Job ▸ Restate each line of the listing exactly, without carrying over any pictures.

##### Provided material #####

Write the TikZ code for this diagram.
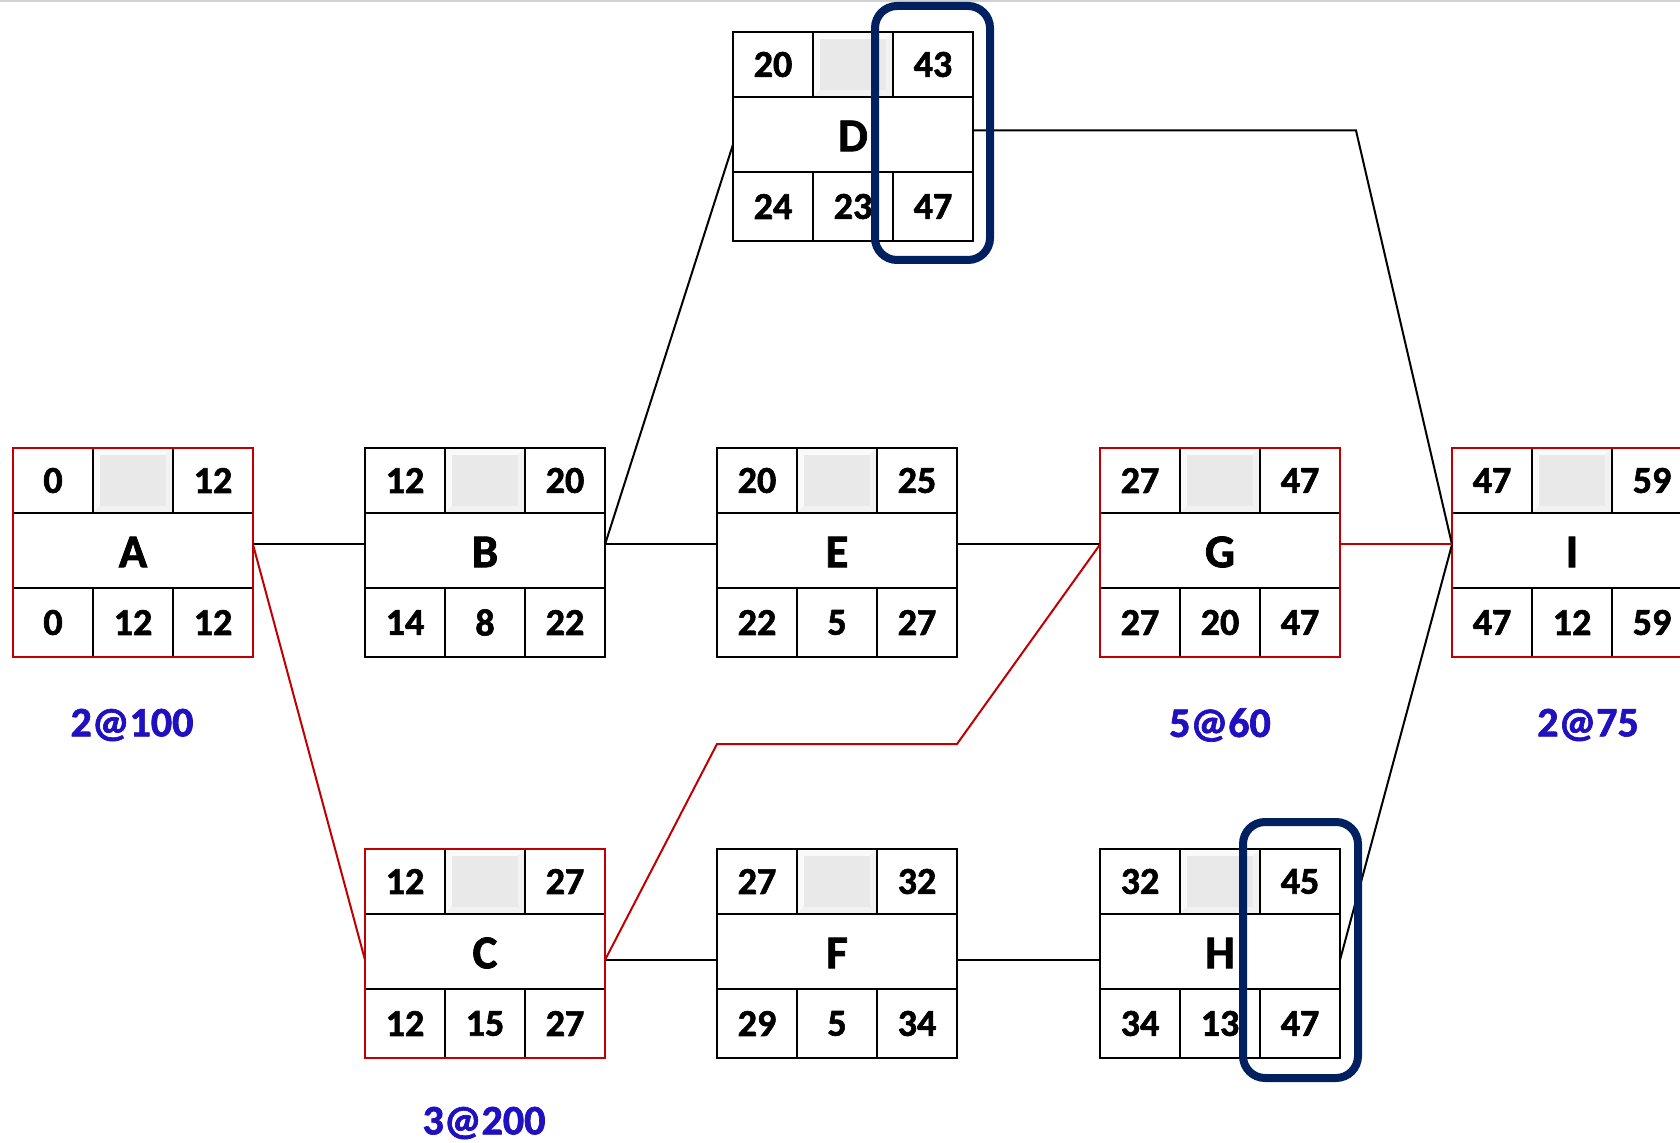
\documentclass[tikz,border=0pt]{standalone}
\usepackage{fontspec}
\setmainfont{Carlito}[BoldFont={Carlito Bold}, BoldFeatures={FakeBold=1.6}]
\usetikzlibrary{calc}

\definecolor{critred}{RGB}{192,0,0}
\definecolor{costblue}{RGB}{32,16,192}
\definecolor{navy}{RGB}{0,32,96}
\definecolor{cellgray}{RGB}{233,233,233}
\definecolor{bevellight}{RGB}{250,250,250}
\definecolor{bevelside}{RGB}{242,242,242}

\tikzset{
  boxarea/.style={draw=none, minimum width=120pt, minimum height=104.5pt,
    inner sep=0pt, outer sep=0pt, anchor=north west},
  gridline/.style={line width=1.2pt, black},
  critframe/.style={draw=critred, line width=1.3pt},
  plainframe/.style={draw=black, line width=1.2pt},
  num/.style={font=\fontsize{19}{21}\selectfont\bfseries, inner sep=0pt},
  actname/.style={font=\fontsize{23.5}{26}\selectfont\bfseries, inner sep=0pt},
  cost/.style={font=\fontsize{21}{23}\selectfont\bfseries, text=costblue, inner sep=0pt},
  link/.style={line width=1pt, black},
  critlink/.style={line width=1pt, critred},
  focus/.style={draw=navy, line width=4pt, rounded corners=11pt},
}

% activity box: name, top-left corner, frame style, ES, EF, label, LS, slack, LF
\newcommand\actbox[9]{%
  \node[boxarea] (#1) at (#2) {};
  \begin{scope}[shift={(#1.north west)}]
    % bevelled grey cell
    \fill[cellgray] (80,0) rectangle (160,65);
    \fill[bevellight] (81,1) -- (159,1) -- (153,7) -- (87,7) -- cycle;
    \fill[bevellight] (81,1) -- (87,7) -- (87,58) -- (81,64) -- cycle;
    \fill[bevelside] (159,1) -- (159,64) -- (153,58) -- (153,7) -- cycle;
    \fill[bevelside] (81,64) -- (159,64) -- (153,58) -- (87,58) -- cycle;
    \fill[cellgray] (87,7) rectangle (153,58);
    \draw[gridline] (0,65) -- (240,65) (0,140) -- (240,140)
      (80,0) -- (80,65) (160,0) -- (160,65)
      (80,140) -- (80,209) (160,140) -- (160,209);
    \draw[#3] (0,0) rectangle (240,209);
    \node[num] (#1-es) at (40,32.5) {#4};
    \node[num] (#1-ef) at (200,32.5) {#5};
    \node[actname] (#1-name) at (120,104) {#6};
    \node[num] (#1-ls) at (40,174.5) {#7};
    \node[num] (#1-sl) at (120,174.5) {#8};
    \node[num] (#1-lf) at (200,174.5) {#9};
  \end{scope}}

\begin{document}
\begin{tikzpicture}[x=0.5pt, y=-0.5pt]
  \clip (0,0) rectangle (1680,1143);
  \fill[white] (0,0) rectangle (1680,1143);
  \draw[draw=black!18, line width=1pt] (0,1) -- (1680,1);

  % activities
  \actbox{A}{13,448}{critframe}{0}{12}{A}{0}{12}{12}
  \actbox{B}{365,448}{plainframe}{12}{20}{B}{14}{8}{22}
  \actbox{E}{717,448}{plainframe}{20}{25}{E}{22}{5}{27}
  \actbox{G}{1100,448}{critframe}{27}{47}{G}{27}{20}{47}
  \actbox{I}{1452,448}{critframe}{47}{59}{I}{47}{12}{59}
  \actbox{D}{733,32}{plainframe}{20}{43}{D}{24}{23}{47}
  \actbox{C}{365,849}{critframe}{12}{27}{C}{12}{15}{27}
  \actbox{F}{717,849}{plainframe}{27}{32}{F}{29}{5}{34}
  \actbox{H}{1100,849}{plainframe}{32}{45}{H}{34}{13}{47}

  % bend points
  \coordinate (Dturn) at (1356,130.5);
  \coordinate (Cup) at (717,744);
  \coordinate (Gup) at (957,744);

  % non-critical links
  \draw[link] ([yshift=4pt]A.east) -- ([yshift=4pt]B.west);
  \draw[link] ([yshift=4pt]B.east) -- ([yshift=4pt]E.west);
  \draw[link] ([yshift=4pt]B.east) -- ([yshift=-4pt]D.west);
  \draw[link] ([yshift=3pt]D.east) -- (Dturn) -- ([yshift=4pt]I.west);
  \draw[link] ([yshift=4pt]E.east) -- ([yshift=4pt]G.west);
  \draw[link] ([yshift=-3.25pt]C.east) -- ([yshift=-3.25pt]F.west);
  \draw[link] ([yshift=-3.25pt]F.east) -- ([yshift=-3.25pt]H.west);
  \draw[link] ([yshift=-3.25pt]H.east) -- ([yshift=4pt]I.west);

  % critical path
  \draw[critlink] ([yshift=4pt]A.east) -- ([yshift=-3.25pt]C.west);
  \draw[critlink] ([yshift=-3.25pt]C.east) -- (Cup) -- (Gup) -- ([yshift=4pt]G.west);
  \draw[critlink] ([yshift=4pt]G.east) -- ([yshift=4pt]I.west);

  % crash costs
  \node[cost] (costA) at (132,725) {2@100};
  \node[cost] (costC) at (484,1123) {3@200};
  \node[cost] (costG) at (1220,725) {5@60};
  \node[cost] (costI) at (1588,725) {2@75};

  % highlighted finish columns
  \draw[focus] (875,6) rectangle (990,260);
  \draw[focus] (1243,822) rectangle (1358,1078);
\end{tikzpicture}
\end{document}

#####

Answer to this task ▸
Write the TikZ code for this diagram.
\documentclass[tikz,border=0pt]{standalone}
\usepackage{fontspec}
\setmainfont{Carlito}[BoldFont={Carlito Bold}, BoldFeatures={FakeBold=1.6}]
\usetikzlibrary{calc}

\definecolor{critred}{RGB}{192,0,0}
\definecolor{costblue}{RGB}{32,16,192}
\definecolor{navy}{RGB}{0,32,96}
\definecolor{cellgray}{RGB}{233,233,233}
\definecolor{bevellight}{RGB}{250,250,250}
\definecolor{bevelside}{RGB}{242,242,242}

\tikzset{
  boxarea/.style={draw=none, minimum width=120pt, minimum height=104.5pt,
    inner sep=0pt, outer sep=0pt, anchor=north west},
  gridline/.style={line width=1.2pt, black},
  critframe/.style={draw=critred, line width=1.3pt},
  plainframe/.style={draw=black, line width=1.2pt},
  num/.style={font=\fontsize{19}{21}\selectfont\bfseries, inner sep=0pt},
  actname/.style={font=\fontsize{23.5}{26}\selectfont\bfseries, inner sep=0pt},
  cost/.style={font=\fontsize{21}{23}\selectfont\bfseries, text=costblue, inner sep=0pt},
  link/.style={line width=1pt, black},
  critlink/.style={line width=1pt, critred},
  focus/.style={draw=navy, line width=4pt, rounded corners=11pt},
}

% activity box: name, top-left corner, frame style, ES, EF, label, LS, slack, LF
\newcommand\actbox[9]{%
  \node[boxarea] (#1) at (#2) {};
  \begin{scope}[shift={(#1.north west)}]
    % bevelled grey cell
    \fill[cellgray] (80,0) rectangle (160,65);
    \fill[bevellight] (81,1) -- (159,1) -- (153,7) -- (87,7) -- cycle;
    \fill[bevellight] (81,1) -- (87,7) -- (87,58) -- (81,64) -- cycle;
    \fill[bevelside] (159,1) -- (159,64) -- (153,58) -- (153,7) -- cycle;
    \fill[bevelside] (81,64) -- (159,64) -- (153,58) -- (87,58) -- cycle;
    \fill[cellgray] (87,7) rectangle (153,58);
    \draw[gridline] (0,65) -- (240,65) (0,140) -- (240,140)
      (80,0) -- (80,65) (160,0) -- (160,65)
      (80,140) -- (80,209) (160,140) -- (160,209);
    \draw[#3] (0,0) rectangle (240,209);
    \node[num] (#1-es) at (40,32.5) {#4};
    \node[num] (#1-ef) at (200,32.5) {#5};
    \node[actname] (#1-name) at (120,104) {#6};
    \node[num] (#1-ls) at (40,174.5) {#7};
    \node[num] (#1-sl) at (120,174.5) {#8};
    \node[num] (#1-lf) at (200,174.5) {#9};
  \end{scope}}

\begin{document}
\begin{tikzpicture}[x=0.5pt, y=-0.5pt]
  \clip (0,0) rectangle (1680,1143);
  \fill[white] (0,0) rectangle (1680,1143);
  \draw[draw=black!18, line width=1pt] (0,1) -- (1680,1);

  % activities
  \actbox{A}{13,448}{critframe}{0}{12}{A}{0}{12}{12}
  \actbox{B}{365,448}{plainframe}{12}{20}{B}{14}{8}{22}
  \actbox{E}{717,448}{plainframe}{20}{25}{E}{22}{5}{27}
  \actbox{G}{1100,448}{critframe}{27}{47}{G}{27}{20}{47}
  \actbox{I}{1452,448}{critframe}{47}{59}{I}{47}{12}{59}
  \actbox{D}{733,32}{plainframe}{20}{43}{D}{24}{23}{47}
  \actbox{C}{365,849}{critframe}{12}{27}{C}{12}{15}{27}
  \actbox{F}{717,849}{plainframe}{27}{32}{F}{29}{5}{34}
  \actbox{H}{1100,849}{plainframe}{32}{45}{H}{34}{13}{47}

  % bend points
  \coordinate (Dturn) at (1356,130.5);
  \coordinate (Cup) at (717,744);
  \coordinate (Gup) at (957,744);

  % non-critical links
  \draw[link] ([yshift=4pt]A.east) -- ([yshift=4pt]B.west);
  \draw[link] ([yshift=4pt]B.east) -- ([yshift=4pt]E.west);
  \draw[link] ([yshift=4pt]B.east) -- ([yshift=-4pt]D.west);
  \draw[link] ([yshift=3pt]D.east) -- (Dturn) -- ([yshift=4pt]I.west);
  \draw[link] ([yshift=4pt]E.east) -- ([yshift=4pt]G.west);
  \draw[link] ([yshift=-3.25pt]C.east) -- ([yshift=-3.25pt]F.west);
  \draw[link] ([yshift=-3.25pt]F.east) -- ([yshift=-3.25pt]H.west);
  \draw[link] ([yshift=-3.25pt]H.east) -- ([yshift=4pt]I.west);

  % critical path
  \draw[critlink] ([yshift=4pt]A.east) -- ([yshift=-3.25pt]C.west);
  \draw[critlink] ([yshift=-3.25pt]C.east) -- (Cup) -- (Gup) -- ([yshift=4pt]G.west);
  \draw[critlink] ([yshift=4pt]G.east) -- ([yshift=4pt]I.west);

  % crash costs
  \node[cost] (costA) at (132,725) {2@100};
  \node[cost] (costC) at (484,1123) {3@200};
  \node[cost] (costG) at (1220,725) {5@60};
  \node[cost] (costI) at (1588,725) {2@75};

  % highlighted finish columns
  \draw[focus] (875,6) rectangle (990,260);
  \draw[focus] (1243,822) rectangle (1358,1078);
\end{tikzpicture}
\end{document}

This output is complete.